### GIVEN REQUEST
Every line holding the string "this" should be gathered.

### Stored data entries

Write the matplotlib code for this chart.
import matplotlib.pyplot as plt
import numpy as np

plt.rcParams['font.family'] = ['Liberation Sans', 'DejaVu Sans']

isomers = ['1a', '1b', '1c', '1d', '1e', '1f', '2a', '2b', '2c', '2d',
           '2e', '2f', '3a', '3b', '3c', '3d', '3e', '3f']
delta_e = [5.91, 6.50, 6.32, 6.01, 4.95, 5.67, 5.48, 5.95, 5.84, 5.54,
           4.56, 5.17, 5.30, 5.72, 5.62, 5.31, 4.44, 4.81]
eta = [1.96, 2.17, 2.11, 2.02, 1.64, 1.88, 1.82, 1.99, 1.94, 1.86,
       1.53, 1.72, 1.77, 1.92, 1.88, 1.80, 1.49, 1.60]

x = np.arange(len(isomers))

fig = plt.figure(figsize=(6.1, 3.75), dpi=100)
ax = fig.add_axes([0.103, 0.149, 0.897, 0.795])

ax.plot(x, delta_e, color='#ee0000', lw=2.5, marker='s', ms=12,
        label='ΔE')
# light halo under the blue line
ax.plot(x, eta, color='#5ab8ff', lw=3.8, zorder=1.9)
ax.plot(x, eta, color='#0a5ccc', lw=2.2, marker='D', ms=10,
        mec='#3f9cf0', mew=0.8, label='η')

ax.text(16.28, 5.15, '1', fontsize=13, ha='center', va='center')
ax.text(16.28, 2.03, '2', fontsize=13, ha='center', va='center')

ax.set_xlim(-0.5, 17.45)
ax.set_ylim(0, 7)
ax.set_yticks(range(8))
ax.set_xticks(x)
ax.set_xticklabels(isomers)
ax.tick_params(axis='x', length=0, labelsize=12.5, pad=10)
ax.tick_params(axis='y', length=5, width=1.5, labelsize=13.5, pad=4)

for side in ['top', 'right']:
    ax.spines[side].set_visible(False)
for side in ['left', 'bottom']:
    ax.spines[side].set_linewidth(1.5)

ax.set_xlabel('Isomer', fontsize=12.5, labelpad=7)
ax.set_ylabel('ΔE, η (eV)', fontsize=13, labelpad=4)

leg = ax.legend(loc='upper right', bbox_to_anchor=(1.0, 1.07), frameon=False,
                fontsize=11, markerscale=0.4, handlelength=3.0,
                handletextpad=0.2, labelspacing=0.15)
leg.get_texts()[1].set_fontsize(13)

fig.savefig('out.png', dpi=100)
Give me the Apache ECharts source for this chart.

### SOLUTION TO THE EXERCISE
Write the matplotlib code for this chart.
Give me the Apache ECharts source for this chart.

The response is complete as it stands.